### [Dataset extract]
◇ ◇ ◇ ◇ ◇

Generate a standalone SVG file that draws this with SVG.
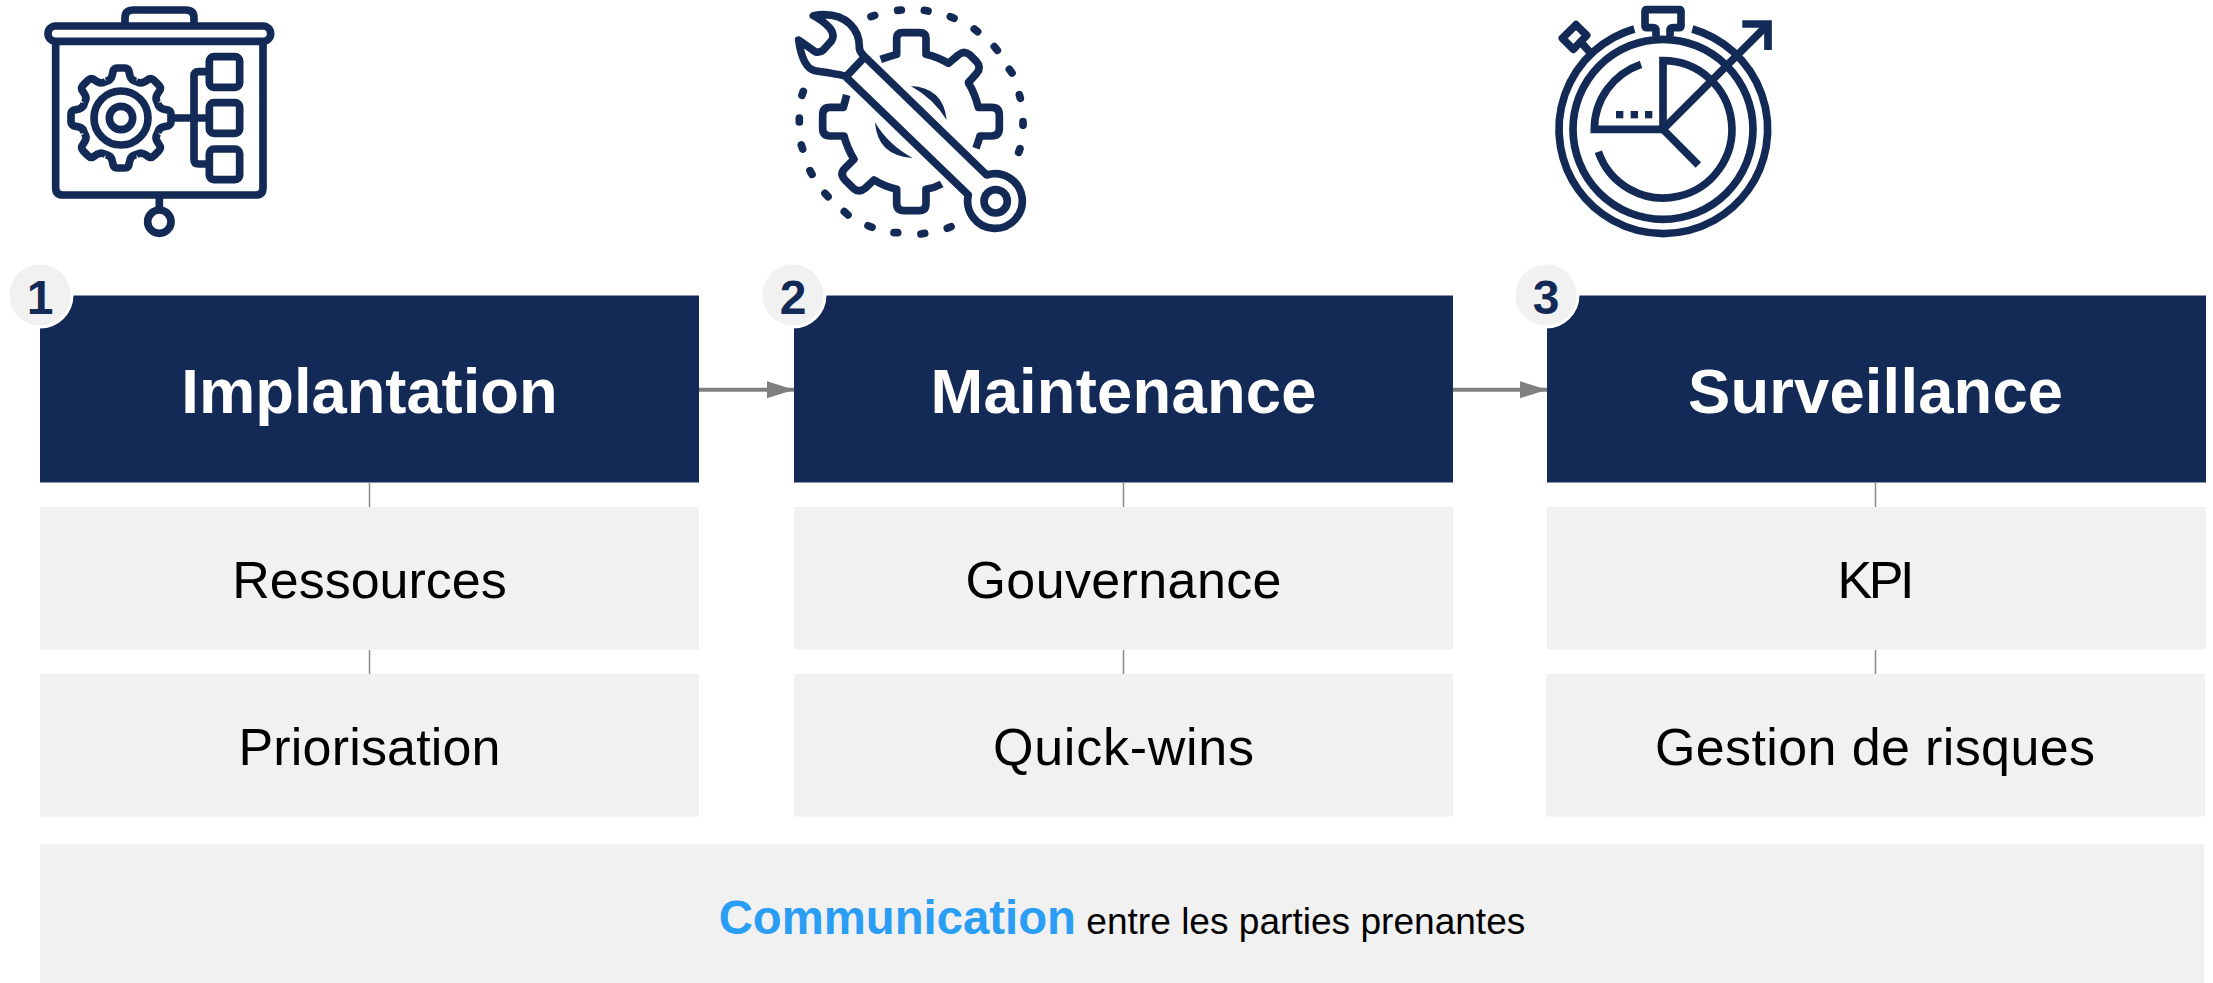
<svg xmlns="http://www.w3.org/2000/svg" xmlns:xlink="http://www.w3.org/1999/xlink" width="2213" height="983" viewBox="0 0 2213 983">
<style>
text{font-family:"Liberation Sans",Arial,sans-serif;text-anchor:middle}
.hd{fill:#132a56}
.sub{fill:#f1f1f1}
.t{fill:#fff;font-weight:700;font-size:63.3px}
.s{fill:#000;font-size:52px}
.n{fill:#132a56;font-weight:700;font-size:48px}
.badge{fill:#f1f1f1;stroke:#fff;stroke-width:3}
.ic{fill:none;stroke:#132a56;stroke-width:23;stroke-linejoin:round;stroke-linecap:butt}
.fl{fill:#132a56;stroke:none}
.v{stroke:#8c8c8c;stroke-width:1.5;fill:none}
.a{stroke:#7f7f7f;stroke-width:4;fill:none;marker-end:url(#arr)}
</style>
<defs>
<marker id="arr" markerUnits="userSpaceOnUse" markerWidth="28" markerHeight="18" refX="27" refY="8.5" orient="auto"><path d="M0 0L27 8.5L0 17Z" fill="#7f7f7f"/></marker>
<path id="tooth" d="M-46 -110Q-31 -112 -27 -126L-23 -143Q-20 -150 -10 -150H10Q20 -150 23 -143L27 -126Q31 -112 46 -110"/>
</defs>
<rect width="2213" height="983" fill="#fff"/>

<g id="icon-implantation" class="ic" transform="translate(20 0) scale(.33333)">
<rect x="84" y="78" width="668" height="46" rx="23"/>
<path d="M315 70V54Q315 30 340 30H497Q522 30 522 54V70"/>
<path d="M107 125V563Q107 585 130 585H707Q729 585 729 563V125"/>
<path d="M418 590V625"/>
<circle cx="418" cy="665" r="35"/>
<g transform="translate(303 354)">
<use xlink:href="#tooth"/><use xlink:href="#tooth" transform="rotate(45)"/><use xlink:href="#tooth" transform="rotate(90)"/><use xlink:href="#tooth" transform="rotate(135)"/><use xlink:href="#tooth" transform="rotate(180)"/><use xlink:href="#tooth" transform="rotate(225)"/><use xlink:href="#tooth" transform="rotate(270)"/><use xlink:href="#tooth" transform="rotate(315)"/>
<circle r="81"/><circle r="35"/>
</g>
<path d="M462 354H560M560 215H536Q522 215 522 229V478Q522 492 536 492H560"/>
<rect x="568" y="170" width="91" height="92" rx="14"/>
<rect x="568" y="308" width="91" height="92" rx="14"/>
<rect x="568" y="447" width="91" height="92" rx="14"/>
</g>

<g id="icon-maintenance" class="ic" transform="translate(760 0) scale(.33333)">
<path d="M160 47Q230 35 270 72Q300 102 298 145Q300 157 312 168L680 525A82 82 0 1 1 625 585L255 228Q245 224 165 212Q128 205 116 120L165 155Q178 160 190 150L215 122Q225 105 210 85Q190 62 160 47Z"/>
<path d="M310 175L260 228"/>
<circle cx="707" cy="604" r="35"/>
<path d="M362 178Q385 170 410 163V115Q410 98 428 98H478Q498 98 498 115V163Q535 172 565 190L595 165Q612 150 630 165L650 185Q665 202 650 220L625 248Q645 280 655 322H695Q718 322 718 345V385Q718 408 695 408H660Q655 425 648 445"/>
<path d="M260 285Q255 305 250 322H210Q188 322 188 345V385Q188 408 210 408H252Q262 445 282 478L255 505Q238 522 255 540L280 565Q297 580 315 565L342 540Q375 560 410 568V610Q410 632 432 632H478Q498 632 498 610V568Q525 563 545 552"/>
<path class="fl" d="M452 258Q550 262 560 360Q520 295 452 258Z"/>
<path class="fl" d="M345 367Q352 468 458 474Q385 435 345 367Z"/>
<path style="stroke-linecap:round" d="M333 50L344 46M413 31L424 30M493 31L504 33M571 50L582 55M643 87L653 95M703 140L712 151M748 208L756 219M778 284L781 295M789 365V376M780 446L776 457M130 274L126 286M118 354V366M124 435L128 447M150 512L156 523M195 580L204 590M253 635L264 645M324 677L336 682M402 698H413M483 702L494 700M562 685L573 680"/>
</g>

<g id="icon-surveillance" class="ic" transform="translate(1500 0) scale(.33333)">
<path d="M403 87A313 313 0 1 0 577 87"/>
<circle cx="489" cy="388" r="270"/>
<path d="M468 108V92Q468 83 458 83H441Q435 83 435 77V35Q435 29 441 29H537Q543 29 543 35V77Q543 83 537 83H520Q510 83 510 92V108"/>
<path d="M228 74L260 106L220 148L187 115Z"/>
<path d="M246 130L270 157"/>
<path style="stroke-linejoin:miter" d="M423 193A206 206 0 0 0 283 388H489V182A206 206 0 1 1 295 455"/>
<path d="M489 388L800 77"/>
<path style="stroke-linejoin:miter" d="M727 72H804V150"/>
<path d="M489 388L595 495"/>
<rect class="fl" x="348" y="333" width="22" height="22"/>
<rect class="fl" x="392" y="333" width="22" height="22"/>
<rect class="fl" x="435" y="333" width="22" height="22"/>
</g>

<g id="connectors">
<path class="a" d="M699 389.7H794"/>
<path class="a" d="M1453 389.7H1547"/>
<path class="v" d="M369.5 483V507M369.5 650V674M1123.5 483V507M1123.5 650V674M1875.5 483V507M1875.5 650V674"/>
</g>

<g id="node-implantation">
<rect class="hd" x="40" y="295.5" width="659" height="187"/>
<text class="t" x="369.5" y="413">Implantation</text>
<circle class="badge" cx="40" cy="295" r="32"/>
<text class="n" x="40" y="314">1</text>
</g>
<g id="node-maintenance">
<rect class="hd" x="794" y="295.5" width="659" height="187"/>
<text class="t" x="1123.5" y="413" textLength="386">Maintenance</text>
<circle class="badge" cx="793" cy="295" r="32"/>
<text class="n" x="793" y="314">2</text>
</g>
<g id="node-surveillance">
<rect class="hd" x="1547" y="295.5" width="659" height="187"/>
<text class="t" x="1875.5" y="413" textLength="375">Surveillance</text>
<circle class="badge" cx="1546" cy="295" r="32"/>
<text class="n" x="1546" y="314">3</text>
</g>
<g id="node-ressources"><rect class="sub" x="40" y="507" width="659" height="142.5"/><text class="s" x="369.5" y="598">Ressources</text></g>
<g id="node-priorisation"><rect class="sub" x="40" y="674" width="659" height="142.5"/><text class="s" x="369.5" y="765" textLength="262">Priorisation</text></g>
<g id="node-gouvernance"><rect class="sub" x="794" y="507" width="659" height="142.5"/><text class="s" x="1123.5" y="598" textLength="316">Gouvernance</text></g>
<g id="node-quickwins"><rect class="sub" x="794" y="674" width="659" height="142.5"/><text class="s" x="1123.5" y="765" textLength="261">Quick-wins</text></g>
<g id="node-kpi"><rect class="sub" x="1547" y="507" width="659" height="142.5"/><text class="s" x="1876" y="598" textLength="77">KPI</text></g>
<g id="node-risques"><rect class="sub" x="1546" y="674" width="659" height="142.5"/><text class="s" x="1875" y="765" textLength="440">Gestion de risques</text></g>
<g id="node-communication"><rect class="sub" x="40" y="844" width="2164" height="139"/>
<text x="1122" y="934" style="font-size:37.1px"><tspan style="font-size:47.3px;font-weight:700;fill:#2a9df4">Communication</tspan><tspan fill="#000"> entre les parties prenantes</tspan></text></g>
</svg>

◇ ◇ ◇ ◇ ◇

### [Aim]
Pictures are excluded; output everything else in the data verbatim.

### [Expected answer]
Generate a standalone SVG file that draws this with SVG.
<svg xmlns="http://www.w3.org/2000/svg" xmlns:xlink="http://www.w3.org/1999/xlink" width="2213" height="983" viewBox="0 0 2213 983">
<style>
text{font-family:"Liberation Sans",Arial,sans-serif;text-anchor:middle}
.hd{fill:#132a56}
.sub{fill:#f1f1f1}
.t{fill:#fff;font-weight:700;font-size:63.3px}
.s{fill:#000;font-size:52px}
.n{fill:#132a56;font-weight:700;font-size:48px}
.badge{fill:#f1f1f1;stroke:#fff;stroke-width:3}
.ic{fill:none;stroke:#132a56;stroke-width:23;stroke-linejoin:round;stroke-linecap:butt}
.fl{fill:#132a56;stroke:none}
.v{stroke:#8c8c8c;stroke-width:1.5;fill:none}
.a{stroke:#7f7f7f;stroke-width:4;fill:none;marker-end:url(#arr)}
</style>
<defs>
<marker id="arr" markerUnits="userSpaceOnUse" markerWidth="28" markerHeight="18" refX="27" refY="8.5" orient="auto"><path d="M0 0L27 8.5L0 17Z" fill="#7f7f7f"/></marker>
<path id="tooth" d="M-46 -110Q-31 -112 -27 -126L-23 -143Q-20 -150 -10 -150H10Q20 -150 23 -143L27 -126Q31 -112 46 -110"/>
</defs>
<rect width="2213" height="983" fill="#fff"/>

<g id="icon-implantation" class="ic" transform="translate(20 0) scale(.33333)">
<rect x="84" y="78" width="668" height="46" rx="23"/>
<path d="M315 70V54Q315 30 340 30H497Q522 30 522 54V70"/>
<path d="M107 125V563Q107 585 130 585H707Q729 585 729 563V125"/>
<path d="M418 590V625"/>
<circle cx="418" cy="665" r="35"/>
<g transform="translate(303 354)">
<use xlink:href="#tooth"/><use xlink:href="#tooth" transform="rotate(45)"/><use xlink:href="#tooth" transform="rotate(90)"/><use xlink:href="#tooth" transform="rotate(135)"/><use xlink:href="#tooth" transform="rotate(180)"/><use xlink:href="#tooth" transform="rotate(225)"/><use xlink:href="#tooth" transform="rotate(270)"/><use xlink:href="#tooth" transform="rotate(315)"/>
<circle r="81"/><circle r="35"/>
</g>
<path d="M462 354H560M560 215H536Q522 215 522 229V478Q522 492 536 492H560"/>
<rect x="568" y="170" width="91" height="92" rx="14"/>
<rect x="568" y="308" width="91" height="92" rx="14"/>
<rect x="568" y="447" width="91" height="92" rx="14"/>
</g>

<g id="icon-maintenance" class="ic" transform="translate(760 0) scale(.33333)">
<path d="M160 47Q230 35 270 72Q300 102 298 145Q300 157 312 168L680 525A82 82 0 1 1 625 585L255 228Q245 224 165 212Q128 205 116 120L165 155Q178 160 190 150L215 122Q225 105 210 85Q190 62 160 47Z"/>
<path d="M310 175L260 228"/>
<circle cx="707" cy="604" r="35"/>
<path d="M362 178Q385 170 410 163V115Q410 98 428 98H478Q498 98 498 115V163Q535 172 565 190L595 165Q612 150 630 165L650 185Q665 202 650 220L625 248Q645 280 655 322H695Q718 322 718 345V385Q718 408 695 408H660Q655 425 648 445"/>
<path d="M260 285Q255 305 250 322H210Q188 322 188 345V385Q188 408 210 408H252Q262 445 282 478L255 505Q238 522 255 540L280 565Q297 580 315 565L342 540Q375 560 410 568V610Q410 632 432 632H478Q498 632 498 610V568Q525 563 545 552"/>
<path class="fl" d="M452 258Q550 262 560 360Q520 295 452 258Z"/>
<path class="fl" d="M345 367Q352 468 458 474Q385 435 345 367Z"/>
<path style="stroke-linecap:round" d="M333 50L344 46M413 31L424 30M493 31L504 33M571 50L582 55M643 87L653 95M703 140L712 151M748 208L756 219M778 284L781 295M789 365V376M780 446L776 457M130 274L126 286M118 354V366M124 435L128 447M150 512L156 523M195 580L204 590M253 635L264 645M324 677L336 682M402 698H413M483 702L494 700M562 685L573 680"/>
</g>

<g id="icon-surveillance" class="ic" transform="translate(1500 0) scale(.33333)">
<path d="M403 87A313 313 0 1 0 577 87"/>
<circle cx="489" cy="388" r="270"/>
<path d="M468 108V92Q468 83 458 83H441Q435 83 435 77V35Q435 29 441 29H537Q543 29 543 35V77Q543 83 537 83H520Q510 83 510 92V108"/>
<path d="M228 74L260 106L220 148L187 115Z"/>
<path d="M246 130L270 157"/>
<path style="stroke-linejoin:miter" d="M423 193A206 206 0 0 0 283 388H489V182A206 206 0 1 1 295 455"/>
<path d="M489 388L800 77"/>
<path style="stroke-linejoin:miter" d="M727 72H804V150"/>
<path d="M489 388L595 495"/>
<rect class="fl" x="348" y="333" width="22" height="22"/>
<rect class="fl" x="392" y="333" width="22" height="22"/>
<rect class="fl" x="435" y="333" width="22" height="22"/>
</g>

<g id="connectors">
<path class="a" d="M699 389.7H794"/>
<path class="a" d="M1453 389.7H1547"/>
<path class="v" d="M369.5 483V507M369.5 650V674M1123.5 483V507M1123.5 650V674M1875.5 483V507M1875.5 650V674"/>
</g>

<g id="node-implantation">
<rect class="hd" x="40" y="295.5" width="659" height="187"/>
<text class="t" x="369.5" y="413">Implantation</text>
<circle class="badge" cx="40" cy="295" r="32"/>
<text class="n" x="40" y="314">1</text>
</g>
<g id="node-maintenance">
<rect class="hd" x="794" y="295.5" width="659" height="187"/>
<text class="t" x="1123.5" y="413" textLength="386">Maintenance</text>
<circle class="badge" cx="793" cy="295" r="32"/>
<text class="n" x="793" y="314">2</text>
</g>
<g id="node-surveillance">
<rect class="hd" x="1547" y="295.5" width="659" height="187"/>
<text class="t" x="1875.5" y="413" textLength="375">Surveillance</text>
<circle class="badge" cx="1546" cy="295" r="32"/>
<text class="n" x="1546" y="314">3</text>
</g>
<g id="node-ressources"><rect class="sub" x="40" y="507" width="659" height="142.5"/><text class="s" x="369.5" y="598">Ressources</text></g>
<g id="node-priorisation"><rect class="sub" x="40" y="674" width="659" height="142.5"/><text class="s" x="369.5" y="765" textLength="262">Priorisation</text></g>
<g id="node-gouvernance"><rect class="sub" x="794" y="507" width="659" height="142.5"/><text class="s" x="1123.5" y="598" textLength="316">Gouvernance</text></g>
<g id="node-quickwins"><rect class="sub" x="794" y="674" width="659" height="142.5"/><text class="s" x="1123.5" y="765" textLength="261">Quick-wins</text></g>
<g id="node-kpi"><rect class="sub" x="1547" y="507" width="659" height="142.5"/><text class="s" x="1876" y="598" textLength="77">KPI</text></g>
<g id="node-risques"><rect class="sub" x="1546" y="674" width="659" height="142.5"/><text class="s" x="1875" y="765" textLength="440">Gestion de risques</text></g>
<g id="node-communication"><rect class="sub" x="40" y="844" width="2164" height="139"/>
<text x="1122" y="934" style="font-size:37.1px"><tspan style="font-size:47.3px;font-weight:700;fill:#2a9df4">Communication</tspan><tspan fill="#000"> entre les parties prenantes</tspan></text></g>
</svg>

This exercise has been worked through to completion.